Print media tells the story of Muhammad Ali better than commercial TV. Ali died on the 3rd or early morning on the 4th. Television does it thing. Is shows a lot of footage of Ali boxing and talking, people cheering and people praising him. This morning an article in the New York Times by Ishmael Reed takes only a minute or so to read and tells more of the story than I've seen on numerous television presentations.
Reed writes that Ali was the greatest boxer of all time, but he was also deeply human, as full of frailty and foibles as anyone, and Reed writes of mistakes that were made:
Early on, doctors warned him and his camp followers that he was getting hit too much while training for his fights. He wouldn't listen, and no one around him tried to persuade him otherwise.
It has been said that Ali should have quit after the Foreman fight. "Instead," writes Reed,
he boxed for another seven years, and paid for it in the subsequent decades of physical and mental frailty. His trainer, Angelo Dundee, said that he was already suffering from brain damage when he fought his last two fights.
Reed goes into details about but the "traveling circus of parasites and hangers on who encouraged him to fight, no matter the damage to his body." Reed writes about Ali's relationship with the Nation of Islam and others and Ali having been generous, "more perhaps than was good for him."
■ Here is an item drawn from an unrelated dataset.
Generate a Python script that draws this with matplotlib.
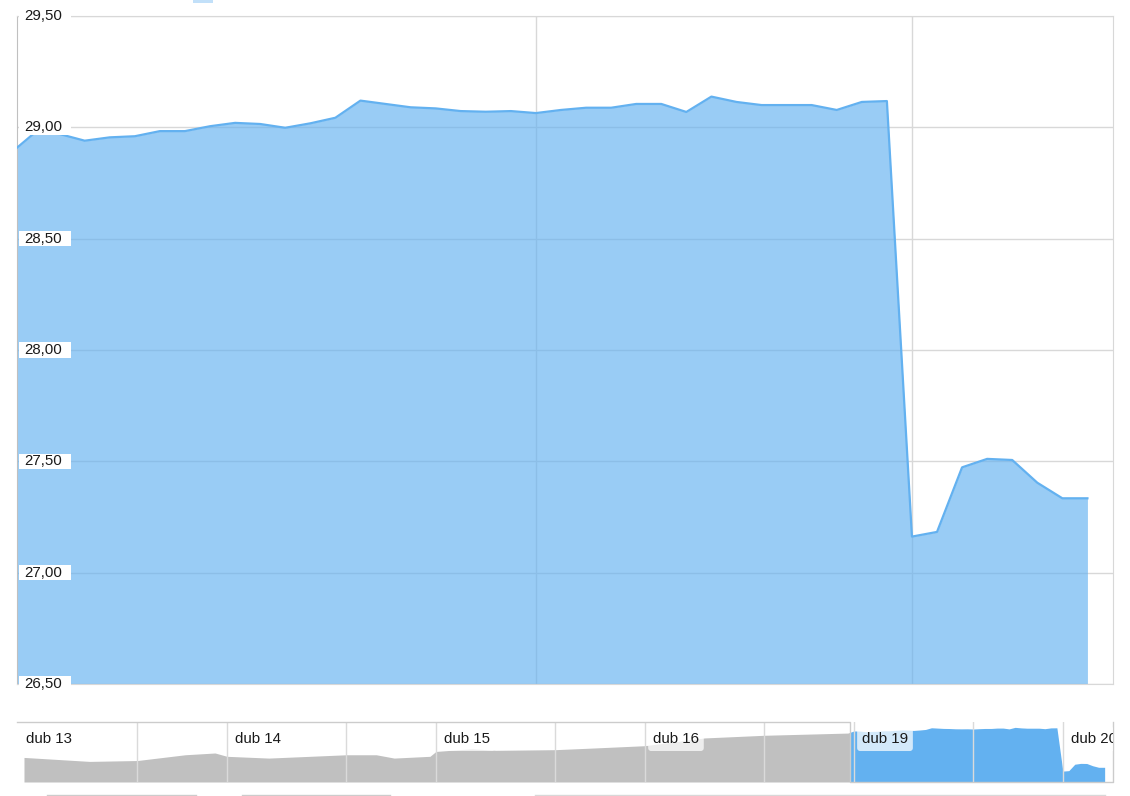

A personal note. Reed separates Ali from the 1960s counterculture that television yesterday associated him with. As a member of the Vietnam Day Committee in 1965 I invited Muhammad Ali to be one of our speakers on the Berkeley campus alongside a few other known intellectuals, including Norman Mailer. Ali politely declined.
Summing up, television news is big on the visual, the video clips, and big on the sentimentalities in a story, but short on other substance. Television is a less efficient means for gathering awareness than reading print, and you can skim and skip where appropriate (which I didn't do in this article) including an immediate bypassing of commercials.
By the way, Ali described the purpose of his bragging as an effort to promote his fights. He spoke of the professional wrestler Gorgeous George (around 1950-51) promoting himself with theatrics. This was something that caught on in professional wrestling, and as a part of our culture it might be connected to what we have been seeing recently in politics with the Trump candidacy.